Striped Sweater

This is the pattern I am looking at attempting:

I have not yet attempted a sweater for grownups and this seems like a nice one to try. But I am nervous and was wondering if any of you experience knitters have some hints or suggestions for me while looking at this pattern?
Also, what is a yoke?
And it says to change color on non-increase rows but then knit for 2 rows with a CC but can you knit with your CC and increase then? because it says to increase every other row.
I would like to make this as a gift so the reciepent cannot try it on ahead of time, so how can I know when to stop increasing? or do you increase every other row until you reach your desired length?
Also, what kind of decrease is best for sleeeves? k2tog?
Thanks In Advance,
Phantm

The yoke is the part of the sweater from the neck to the underarms. This is where you do your increases. You increase on every other round until the sweater is long enough to easily be held together under the arms. At this point, you knit the body of the sweater down in a straight tube.

For the increases, you could increase on the solid round, then work a stripe round, and increase on the next stripe round. That should work.

For the sleeves. . If you knit them flat, you’d decrease at each end, so when you decrease in the round, you have to work 2 decreases on each decrease round. I’ve found that if you k1, k2tog, work to last 3 stitches, ssk, and k1, it makes a kind of fake ‘seam’–looks nice. You can also leave just one stitch between the decreases. I wouldn’t put them right next to each other, though, because that will leave some gaps.

About how often would you reccommend doing the decreases? and also, how will I know when to stop dec?

You don’t decrease, you start at the neck and increase. Usually there are 8 sts increased every other round, but sometimes it needs to be every 3rd round. You stop when you try on the piece and the ‘sleeve’ sts and front and back sts meet at the underarm. Not too tight, and not too loose.
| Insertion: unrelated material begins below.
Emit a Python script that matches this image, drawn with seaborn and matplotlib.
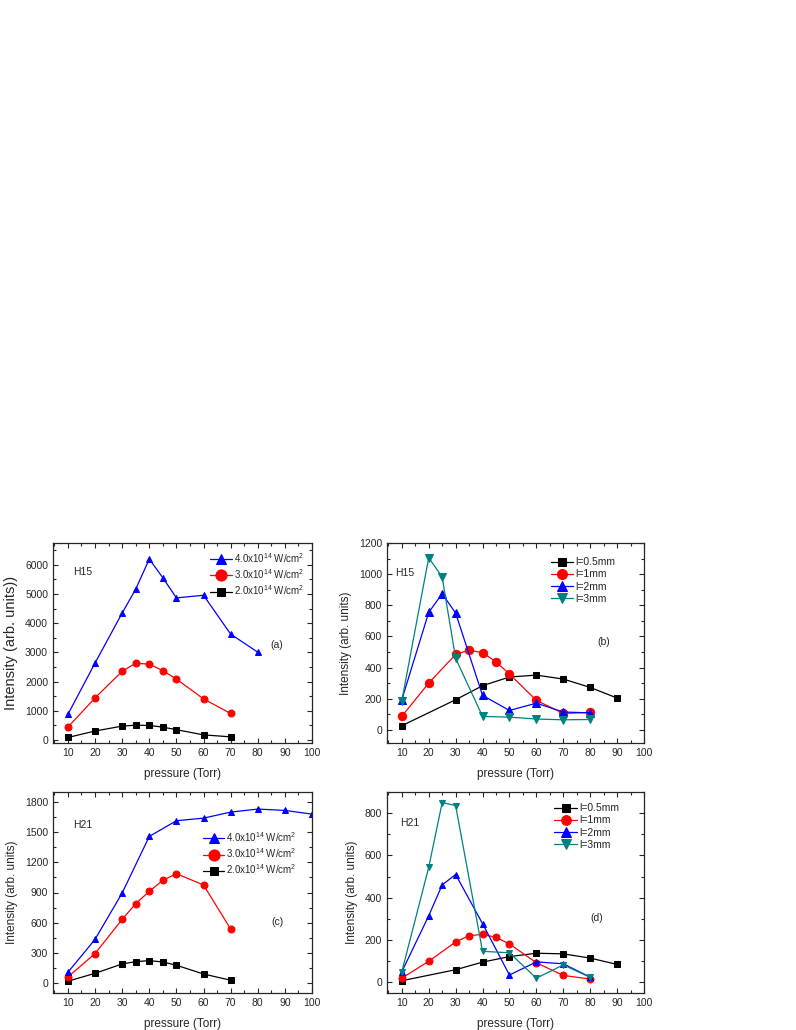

Thanks Sue, but I was referring to the decreases that are recommended for the sleeves.

Check out the last paragraph. It tells how she decreased. A lot depends on your preference for how tight you want the sleeve to be.

Sorry, didn’t realize you meant the sleeves. I usually dec about every inch and theoretically, you would stop a few inches above the wrist, but it seems to work out that I dec all the way down to the cuff, usually because I use a larger gauge.